At the onset, developers stipulate certain conditions for building, known as “Design Guidelines” or “Deed Restrictions.” This is a list of regulations that describes explicitly the conditions and limitations a lot owner must work with in designing and building structures. It tells you what you can or cannot do. To ensure compliance to this, lot owners are required to deposit a “construction bonds” at the onset of construction, to be reimbursed upon completing a structure that is free from any violation of the guidelines. A violation will require rectification and compliance, lest a homeowner is willing to part with his/her bond.
A development with no building regulation opens lot owners to an assortment of privacy problems, safety risks and a compromise of well-being. Design guidelines put these to order and set the parameters that help protect your investment. These conditions are usually simple and practical.
Most basic restriction
Setback, or the distance between the outermost wall or projection of your structure and your property lines, is probably the most basic restriction. Setbacks keep your structure from coming too close to those built by your neighbors. They also allow the perimeter of your dwelling to have a sufficient “breathing” space for air circulation, and an ample influx of natural light. While the National Building Code usually stipulates a two-meter setback all around a property, private developments have stretched this farther in order to create a looser density in their communities. As an example, the posh Forbes Park, with large lot cuts, has always maintained a 10-meter front setback, and four meters at the side. Other villages that have smaller yet still substantially sized lots require setbacks of 5 meters for the front, and 3 meters at the sides.
If your neighbors’ roofs nearly touched yours, you’d have a sliver of sunlight, and not enough air space for the movement of the natural breeze. Moreover, you will have the opportunity to eavesdrop onto your neighbor’s conversation—and they, on yours. Setbacks are a privacy buffer zone for sight as much as sound, where green strips or landscaping can be integrated for both visual pleasure and practical considerations.
Setbacks also keep dwelling units away from each other in case of fire. That is why structures that built all the way to the fence line, if allowed by a development, will require a “firewall” as a barrier.
But there are more to setbacks. Provisions on “Buildable Area” control the density of a development through limitations on the building footprint. While setbacks set the horizontal perimeter boundaries, the building footprint controls the quantity of space that can be built at ground level. Dwellings, if built to the full extent of their setbacks, would displace areas for greenery and open space, creating a feel of crowding.

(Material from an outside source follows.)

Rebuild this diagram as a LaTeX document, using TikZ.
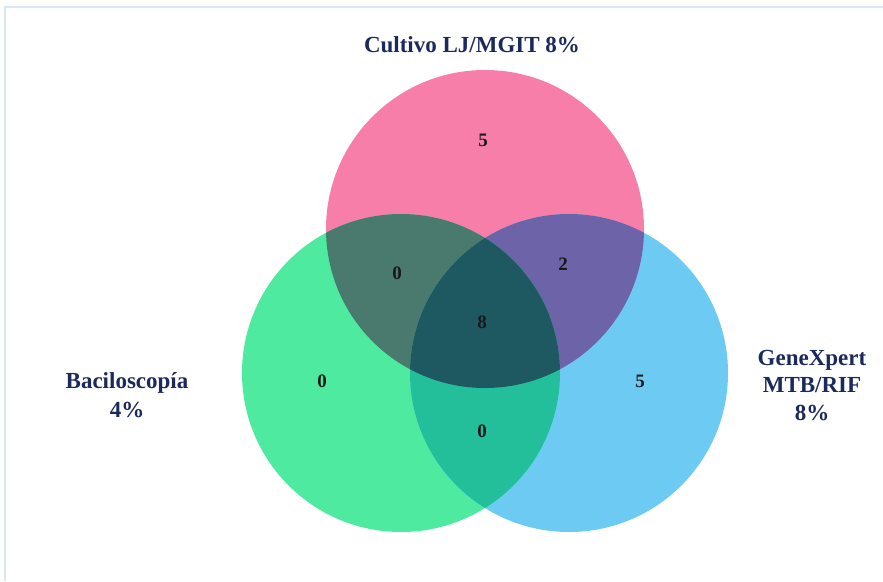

There are many developments where the lot cuts are small and built areas run all the way to the setbacks.
The end result is a neighborhood with the feel of a townhouse development: structures sit shoulder to shoulder, and back to back, and roads are made visually narrow by the continuous wall of houses on both sides, quite like an alley. At the rear of each home, the backyards are a sliver, and face out to the neighbor’s rear wall.
Building height restrictions also aid in controlling density and limit the amount of shadowing one’s dwelling can have on another, especially at the sides of the properties where setbacks are narrower.
Developments also stipulate limitations on fence heights, provisions for garbage repositories, and requirements for the minimum number of carport spaces—clearly a device to keep homeowners from littering village streets with their cars. Other conditions have to do with the visibility of laundry areas, vehicular and pedestrian gate access, and the conditions for building outdoor facilities like swimming pools and gazebos.
Design guidelines are not difficult to follow. They allow homeowners a lot of freedom in building their dream homes, and ensure that the neighbors don’t ruin those dreams by overstepping boundaries.